Global Version of the maximum modulus principle. Proof by Serge Lang

Question

I have 3 problems with Theorem 1.3.

Problem 1) I don't see how Theorem 7.1 applies here. I have provided the statement and the proof given by Serge Lang and all the other proofs used for Theorem 1.3.

Theorem 1.3 Statement:

Let $U$ be a connected open set, and let $f$ be an analytic function on $U$. If $z_0<U$ is a maximum point for $|f|$, that is $|f(z_0)|\geq|f(z)|$ for all $z∈U$, then $f$ is constant on $U$

Proof:

By Theorem 7.1 we have $f$ locally constant at $z_0$. Then by Theorem 1.2 ii) (compare with the constant function and $f$) $f $ is constant on $U$

Theorem 7.1 Statement:

Let $f$ be analytic on an open set $U$. Let $z_0 ∈ U$ be a maximum for $|f|$, that is , $|f(z_0)|\geq|f(z)|$ for all $z∈U$. Then $f$ is locally constant at $z_0$

Theorem 1.2 ii) Statement:

Let $f,g,$ be analytic on $U$. Let $S$ be a set of points in $U$ which is not discrete. Assume that $f(z)=g(z)$ for all $z$ in $S$. Then $f=g=$ on $U$.

Problem 2) Is the difference between Theorem 1.3 (Maximum Modulus Principle) and Theorem 7.1(Local Maximum Modulus Principle) that in 1.3 we are talking about any open set but in Theorem 7.1 we are specifically talking about connected open set? Also if it is, I can't intietively see why in the local case the maximum can exist whereas in the connected case the maximum can not exist and the function must be constant

Problem 3) In the case of regular calculus it is obvious that Theorem 1.3 doesn't hold but shouldn't it since we have the set of real numbers beeing an open set that is connected?

Any help would be appreciated. If you wish for me to clarify something from the book please do so and I will respond as quickly as I can.

Answer 1

To understand the difference between Theorem 7.1 and Theorem 1.3, look at the following.

Let $z_0$ be a maximum for $f$, and set $f(z)=a$.

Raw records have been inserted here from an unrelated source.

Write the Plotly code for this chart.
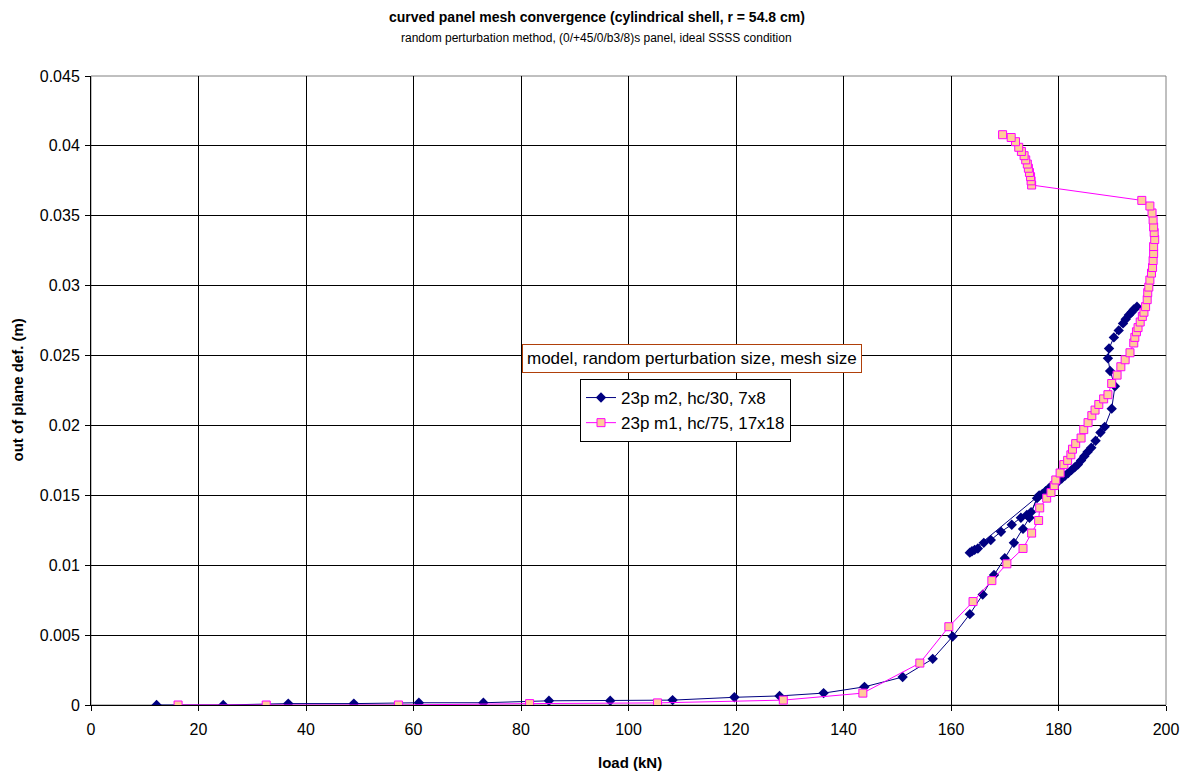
import plotly.graph_objects as go

# 23p m2, hc/30, 7x8 mesh
m2_load = [12.2, 24.6, 36.7, 48.9, 61.0, 73.0, 85.2, 96.6, 108.2, 119.7, 128.1, 136.3,
           143.9, 151.0, 156.6, 160.3, 163.5, 165.9, 168.0, 170.0, 171.7, 173.4, 174.6, 176.0,
           174.9, 174.1, 173.0, 171.3, 169.3, 167.4, 166.1, 165.0, 164.4, 163.9, 163.5,
           176.4, 177.0, 177.6, 178.2, 178.8, 179.4, 180.0, 180.6, 181.2, 181.8, 182.4, 183.0,
           183.6, 184.2, 184.8, 185.4, 186.1, 186.9, 187.8, 188.6, 189.9, 190.5, 189.6, 189.2,
           189.4, 190.3, 191.2, 192.0, 192.5, 193.1, 193.6, 194.0, 194.6]
m2_def = [0.0, 0.0, 0.0001, 0.0001, 0.00016, 0.00016, 0.0003, 0.0003, 0.00035, 0.00055, 0.00065, 0.00085,
          0.0013, 0.002, 0.0033, 0.0049, 0.0065, 0.0079, 0.0093, 0.0105, 0.0116, 0.0126, 0.0134, 0.0148,
          0.0138, 0.0136, 0.0134, 0.0129, 0.0124, 0.0118, 0.0116, 0.0112, 0.0111, 0.0110, 0.0109,
          0.0150, 0.0151, 0.0153, 0.0155, 0.0157, 0.0159, 0.0160, 0.0162, 0.0164, 0.0166, 0.0168, 0.0170,
          0.0172, 0.0175, 0.0178, 0.0181, 0.0184, 0.0189, 0.0195, 0.0199, 0.0212, 0.0228, 0.0239, 0.0248,
          0.0255, 0.0263, 0.0268, 0.0273, 0.0276, 0.0279, 0.0281, 0.0283, 0.0285]

# 23p m1, hc/75, 17x18 mesh
m1_load = [16.2, 32.6, 57.2, 81.6, 105.4, 128.8, 143.6, 154.2, 159.6, 164.1, 167.6, 170.4,
           173.4, 175.0, 176.3, 176.5, 177.8, 178.6, 179.2, 179.5, 180.3, 181.0, 181.7, 182.3,
           182.6, 183.2, 184.2, 184.7, 185.5, 186.2, 186.8, 187.5, 188.4, 189.2, 189.9, 190.9,
           191.6, 192.4, 193.3, 194.0, 194.2, 194.5, 194.8, 195.2, 195.6, 195.9, 196.2, 196.5,
           196.6, 196.8, 197.0, 197.3, 197.5, 197.6, 197.7, 197.7, 197.9, 197.8, 197.7, 197.6,
           197.4, 197.0, 195.5, 175.0, 174.9, 174.8, 174.6, 174.4, 174.2, 173.9, 173.6, 173.1,
           172.6, 172.0, 171.2, 169.6]
m1_def = [0.0, 0.0, 0.0, 0.0001, 0.00015, 0.00035, 0.00085, 0.003, 0.0056, 0.0074, 0.0089, 0.0101,
          0.0112, 0.0123, 0.0132, 0.0141, 0.0148, 0.0152, 0.0157, 0.0161, 0.0166, 0.0172, 0.0175, 0.0179,
          0.0183, 0.0187, 0.0191, 0.0197, 0.0202, 0.0207, 0.0211, 0.0215, 0.0219, 0.0222, 0.0230, 0.0236,
          0.0242, 0.0247, 0.0252, 0.0259, 0.0263, 0.0267, 0.0270, 0.0274, 0.0278, 0.0281, 0.0285, 0.0290,
          0.0295, 0.0299, 0.0304, 0.0309, 0.0313, 0.0318, 0.0323, 0.0328, 0.0333, 0.0338, 0.0342, 0.0347,
          0.0352, 0.0357, 0.0361, 0.0372, 0.0375, 0.0378, 0.0381, 0.0384, 0.0387, 0.0390, 0.0393, 0.0396,
          0.0399, 0.0403, 0.0406, 0.0408]

series_names = ["23p m2, hc/30, 7x8", "23p m1, hc/75, 17x18"]
x_ticks = [0, 20, 40, 60, 80, 100, 120, 140, 160, 180, 200]
y_ticks = [0, 0.005, 0.01, 0.015, 0.02, 0.025, 0.03, 0.035, 0.04, 0.045]

FONT = "Liberation Sans, Arial, sans-serif"

fig = go.Figure()
fig.add_trace(go.Scatter(
    x=m2_load, y=m2_def, mode="lines+markers", name=series_names[0],
    line=dict(color="#000080", width=1),
    marker=dict(symbol="diamond", size=8, color="#000080", line=dict(width=0)),
))
fig.add_trace(go.Scatter(
    x=m1_load, y=m1_def, mode="lines+markers", name=series_names[1],
    line=dict(color="#FF00FF", width=1),
    marker=dict(symbol="square", size=8, color="#FFCC99", line=dict(color="#FF00FF", width=1)),
))

L, R, T, B = 91, 27, 76, 67
W, H = 1193, 772
pw = W - L - R
ph = H - T - B

fig.update_layout(
    width=W, height=H,
    margin=dict(l=L, r=R, t=T, b=B),
    paper_bgcolor="white", plot_bgcolor="white",
    font=dict(family=FONT, size=16, color="black"),
    showlegend=True,
    legend=dict(
        x=(580 - L) / pw, y=(H - B - 379) / ph, xanchor="left", yanchor="top",
        bgcolor="white", bordercolor="black", borderwidth=1,
        font=dict(family=FONT, size=17, color="black"),
        tracegroupgap=0, itemwidth=30,
    ),
    xaxis=dict(
        range=[0, 200], tickvals=x_ticks, ticktext=[str(v) for v in x_ticks],
        showgrid=True, gridcolor="black", gridwidth=1,
        showline=True, linecolor="black", linewidth=1,
        ticks="outside", ticklen=5, tickcolor="black",
        zeroline=False, tickfont=dict(size=16), ticklabelstandoff=5,
    ),
    yaxis=dict(
        range=[0, 0.045], tickvals=y_ticks, ticktext=[f"{v:g}" for v in y_ticks],
        showgrid=True, gridcolor="black", gridwidth=1,
        showline=True, linecolor="black", linewidth=1,
        ticks="outside", ticklen=5, tickcolor="black",
        zeroline=False, tickfont=dict(size=16), ticklabelstandoff=2,
    ),
    shapes=[dict(type="rect", xref="paper", yref="paper", x0=0, x1=1, y0=0, y1=1,
                 line=dict(color="#808080", width=1), layer="below")],
    annotations=[
        dict(text="<b>curved panel mesh convergence (cylindrical shell, r = 54.8 cm)</b>",
             xref="paper", yref="paper", x=(596.5 - L) / pw, y=1 + (T - 17) / ph,
             showarrow=False, xanchor="center", yanchor="middle",
             font=dict(family=FONT, size=14)),
        dict(text="random perturbation method, (0/+45/0/b3/8)s panel, ideal SSSS condition",
             xref="paper", yref="paper", x=(596.5 - L) / pw, y=1 + (T - 38) / ph,
             showarrow=False, xanchor="center", yanchor="middle",
             font=dict(family=FONT, size=12)),
        dict(text="<b>load (kN)</b>", xref="paper", yref="paper",
             x=(630 - L) / pw, y=-(762 - (H - B)) / ph,
             showarrow=False, xanchor="center", yanchor="middle",
             font=dict(family=FONT, size=15)),
        dict(text="<b>out of plane def. (m)</b>", xref="paper", yref="paper",
             x=-(L - 17) / pw, y=0.5, textangle=-90,
             showarrow=False, xanchor="center", yanchor="middle",
             font=dict(family=FONT, size=15)),
        dict(text="model, random perturbation size, mesh size", xref="paper", yref="paper",
             x=(692 - L) / pw, y=(H - B - 359) / ph,
             showarrow=False, xanchor="center", yanchor="middle",
             bgcolor="white", bordercolor="#B0400A", borderwidth=1, borderpad=4,
             font=dict(family=FONT, size=17)),
    ],
)

fig.write_html("out.html")
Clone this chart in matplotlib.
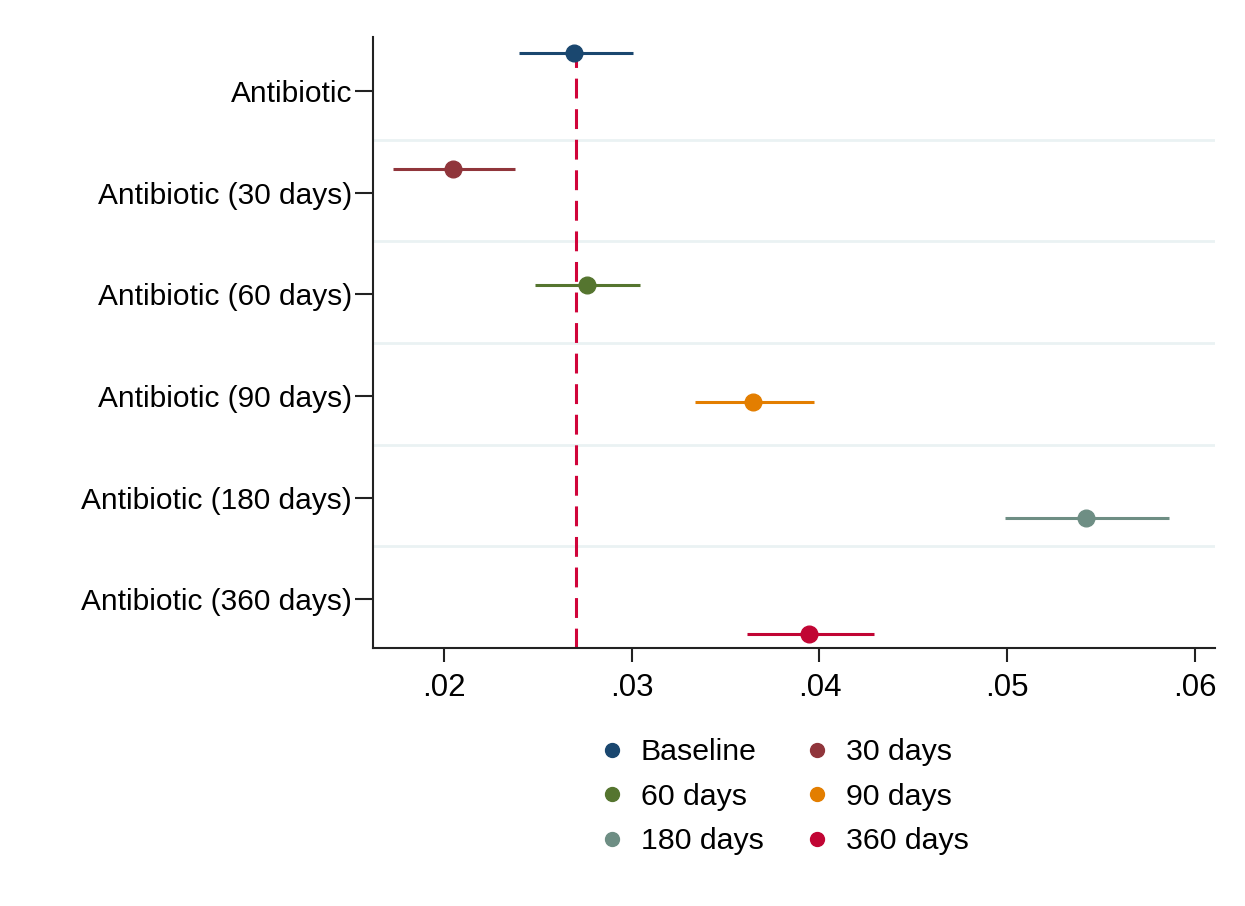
import matplotlib
matplotlib.use("Agg")
import matplotlib.pyplot as plt
from matplotlib.lines import Line2D

plt.rcParams['font.family'] = ['Liberation Sans', 'DejaVu Sans']

categories = ["Antibiotic", "Antibiotic (30 days)", "Antibiotic (60 days)",
              "Antibiotic (90 days)", "Antibiotic (180 days)", "Antibiotic (360 days)"]
series = ["Baseline", "30 days", "60 days", "90 days", "180 days", "360 days"]
estimates = [0.02692, 0.02046, 0.02764, 0.03648, 0.05420, 0.03942]
ci_low = [0.02400, 0.01730, 0.02485, 0.03337, 0.04990, 0.03612]
ci_high = [0.03007, 0.02378, 0.03046, 0.03971, 0.05864, 0.04288]
ref_value = 0.02703
xticks = [0.02, 0.03, 0.04, 0.05, 0.06]
xticklabels = [".02", ".03", ".04", ".05", ".06"]
colors = ["#1a476f", "#90353b", "#55752f", "#e37e00", "#6e8e84", "#c10534"]

fig = plt.figure(figsize=(12.45, 9.06), dpi=100)
ax = fig.add_axes([373/1245, 1-648/906, (1215-373)/1245, (648-37)/906])

n = len(series)
step = 1.0 / 7
for i in range(n):
    y = i + (i - (n - 1) / 2) * step - 0.015
    ax.plot([ci_low[i], ci_high[i]], [y, y], color=colors[i], lw=2.2,
            solid_capstyle='butt', zorder=3)
    ax.plot(estimates[i], y, 'o', color=colors[i], ms=12, zorder=4)

for k in range(n - 1):
    ax.axhline(k + 0.48, color="#eaf2f3", lw=2, zorder=1)

ax.axvline(ref_value, color="#d0043a", lw=2.2, ls=(0, (6.5, 3.5)), zorder=2)

ax.set_ylim(5.48, -0.53)
ax.set_xlim(0.01622, 0.06107)
ax.set_yticks(range(n))
ax.set_yticklabels(categories, fontsize=21.5)
ax.set_xticks(xticks)
ax.set_xticklabels(xticklabels, fontsize=22.5)
ax.tick_params(axis='y', length=13, width=1.5, pad=2, colors='#222222', labelcolor='black')
ax.tick_params(axis='x', length=10, width=1.5, pad=8, colors='#222222', labelcolor='black')
for s in ['top', 'right']:
    ax.spines[s].set_visible(False)
for s in ['left', 'bottom']:
    ax.spines[s].set_linewidth(1.5)
    ax.spines[s].set_color('#222222')

handles = [Line2D([], [], ls='none', marker='o', ms=10, color=c) for c in colors]
order = [0, 2, 4, 1, 3, 5]
leg = fig.legend([handles[i] for i in order], [series[i] for i in order],
                 ncol=2, loc='upper left', bbox_to_anchor=(588/1245, 1-726/906),
                 frameon=False, fontsize=21.8, handlelength=0.8, handletextpad=0.55,
                 columnspacing=1.36, labelspacing=0.55, borderaxespad=0)

fig.savefig("out.png", dpi=100, facecolor='white')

Consider now the set $$V:= \{ z \in U : f(x)=a \}$$

Now, Theorem 7.1 says that $V$ is an open subset of $U$.

But, since $V= f^{-1}(\{ a \})$ and $\{a \}$ is a closed set, we also get that $V$ is closed in $U$.

Therefore, $V$ is open and closed in $U$, and this is the gist of Theorem 7.1.

Now, if you know that $U$ is connected (the extra assumption in Theorem 1.3), then any non-empty subset which is open and closed must be the entire set, thus $V=U$.

P.S. If $U$ is not connected, lets say $U=B_1(0) \cup B_1(2019)$ is the disjoint union of two balls of radius one lets say, then you can have $f(z)=z$ for $z \in B_1(0)$ and $f(z)=2019$ for $z \in B_1(2019)$. Note that this function has a maximum of $2019$, is locally constant around this maximum, but not constant....

Answer 2

It seems just a matter of understanding the difference between a connected open set and just an open set. Recall, a connected open set is an open set which cannot be represented as a union of two non-empty non-intersecting open sets. Such a union $U=U_1\cup U_2$ of connected open sets is a simple example of a disconnected open set (and the most general "example" is an at most countable union). It is where Theorem 7.1 is applicable (giving that if, say, $z_0\in U_2$, then $f$ is constant on $U_2$, but it can be whatever one wants on $U_1$), but Theorem 1.3 is not. So:

1. A connected open set is open, so Theorem 7.1 is applicable, and we know that $f$ is locally constant at $z_0$, which means (by definition) that there is an open neighborhood $S$ of $z_0$ such that $f$ is constant on $S$. Now Theorem 1.2 ii) is applied with this $S$ (and with $g$ being that same constant).

2. Yes, exactly. In fact, the outcome of Theorem 7.1 is that $f$ is constant on the whole connected component of $U$ containing $z_0$ (i.e., the union of all open connected subsets of $U$ containing $z_0$). I wonder why Lang didn't go this way in 1. (perhaps to avoid too much topology?..).

3. The set $\mathbb{R}$ of real numbers is not open if considered as a subset of $\mathbb{C}$ (with its topology).